## Given task
Restate the listing that follows word for word, without its pictures.

## Given material
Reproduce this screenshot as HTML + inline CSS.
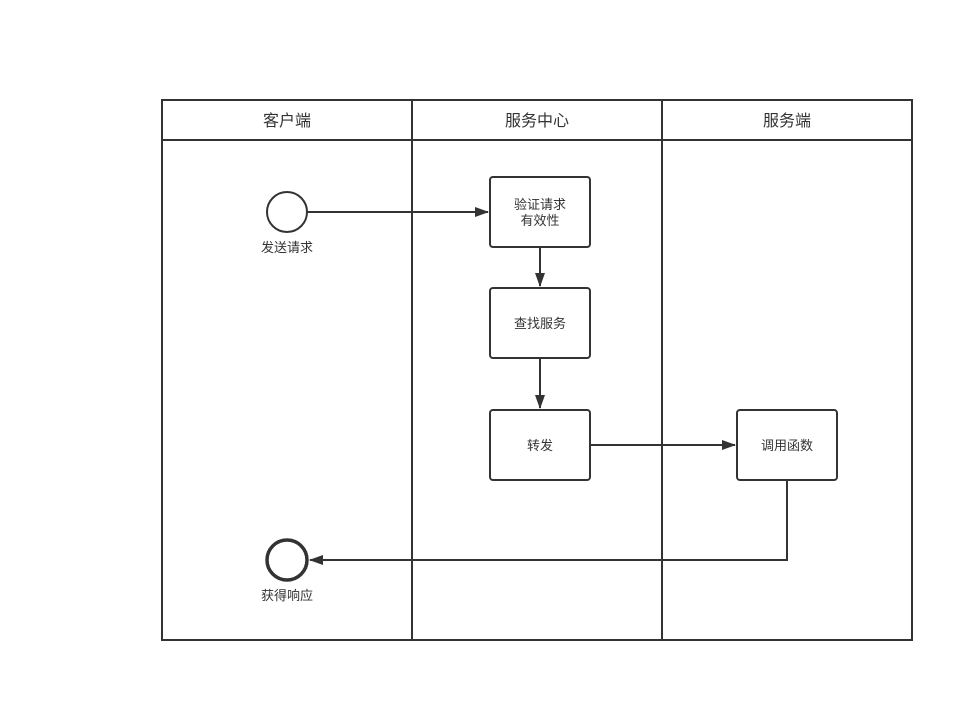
<!DOCTYPE html>
<html><head><meta charset="utf-8"><style>
html,body{margin:0;padding:0;background:#fff;}
svg{display:block;}
text{font-family:"Liberation Sans","Noto Sans CJK SC",sans-serif;fill:#333;}
</style></head><body>
<svg width="974" height="702" viewBox="0 0 974 702" xmlns="http://www.w3.org/2000/svg">
<defs>
<marker id="a" markerWidth="14" markerHeight="10" refX="13" refY="5" orient="auto" markerUnits="userSpaceOnUse">
<path d="M0,0 L14,5 L0,10 Z" fill="#333"/>
</marker>
</defs>
<g stroke="#333" stroke-width="2" fill="none">
<rect x="162" y="100" width="750" height="540"/>
<line x1="162" y1="140" x2="912" y2="140"/>
<line x1="412" y1="100" x2="412" y2="640"/>
<line x1="662" y1="100" x2="662" y2="640"/>
<circle cx="287" cy="212" r="20"/>
<circle cx="287" cy="560" r="20" stroke-width="3.5"/>
<rect x="490" y="177" width="100" height="70" rx="3"/>
<rect x="490" y="288" width="100" height="70" rx="3"/>
<rect x="490" y="410" width="100" height="70" rx="3"/>
<rect x="737" y="410" width="100" height="70" rx="3"/>
<line x1="307" y1="212" x2="488" y2="212" marker-end="url(#a)"/>
<line x1="540" y1="247" x2="540" y2="286" marker-end="url(#a)"/>
<line x1="540" y1="358" x2="540" y2="408" marker-end="url(#a)"/>
<line x1="590" y1="445" x2="735" y2="445" marker-end="url(#a)"/>
<polyline points="787,480 787,560 310,560" marker-end="url(#a)"/>
</g>
<g font-size="16" text-anchor="middle">
<text x="287" y="126">客户端</text>
<text x="537" y="126">服务中心</text>
<text x="787" y="126">服务端</text>
</g>
<g font-size="13" text-anchor="middle">
<text x="287" y="252">发送请求</text>
<text x="287" y="600">获得响应</text>
<text x="540" y="209">验证请求</text>
<text x="540" y="225">有效性</text>
<text x="540" y="328">查找服务</text>
<text x="540" y="450">转发</text>
<text x="787" y="450">调用函数</text>
</g>
</svg>
</body></html>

## Exercise solution
Reproduce this screenshot as HTML + inline CSS.
<!DOCTYPE html>
<html><head><meta charset="utf-8"><style>
html,body{margin:0;padding:0;background:#fff;}
svg{display:block;}
text{font-family:"Liberation Sans","Noto Sans CJK SC",sans-serif;fill:#333;}
</style></head><body>
<svg width="974" height="702" viewBox="0 0 974 702" xmlns="http://www.w3.org/2000/svg">
<defs>
<marker id="a" markerWidth="14" markerHeight="10" refX="13" refY="5" orient="auto" markerUnits="userSpaceOnUse">
<path d="M0,0 L14,5 L0,10 Z" fill="#333"/>
</marker>
</defs>
<g stroke="#333" stroke-width="2" fill="none">
<rect x="162" y="100" width="750" height="540"/>
<line x1="162" y1="140" x2="912" y2="140"/>
<line x1="412" y1="100" x2="412" y2="640"/>
<line x1="662" y1="100" x2="662" y2="640"/>
<circle cx="287" cy="212" r="20"/>
<circle cx="287" cy="560" r="20" stroke-width="3.5"/>
<rect x="490" y="177" width="100" height="70" rx="3"/>
<rect x="490" y="288" width="100" height="70" rx="3"/>
<rect x="490" y="410" width="100" height="70" rx="3"/>
<rect x="737" y="410" width="100" height="70" rx="3"/>
<line x1="307" y1="212" x2="488" y2="212" marker-end="url(#a)"/>
<line x1="540" y1="247" x2="540" y2="286" marker-end="url(#a)"/>
<line x1="540" y1="358" x2="540" y2="408" marker-end="url(#a)"/>
<line x1="590" y1="445" x2="735" y2="445" marker-end="url(#a)"/>
<polyline points="787,480 787,560 310,560" marker-end="url(#a)"/>
</g>
<g font-size="16" text-anchor="middle">
<text x="287" y="126">客户端</text>
<text x="537" y="126">服务中心</text>
<text x="787" y="126">服务端</text>
</g>
<g font-size="13" text-anchor="middle">
<text x="287" y="252">发送请求</text>
<text x="287" y="600">获得响应</text>
<text x="540" y="209">验证请求</text>
<text x="540" y="225">有效性</text>
<text x="540" y="328">查找服务</text>
<text x="540" y="450">转发</text>
<text x="787" y="450">调用函数</text>
</g>
</svg>
</body></html>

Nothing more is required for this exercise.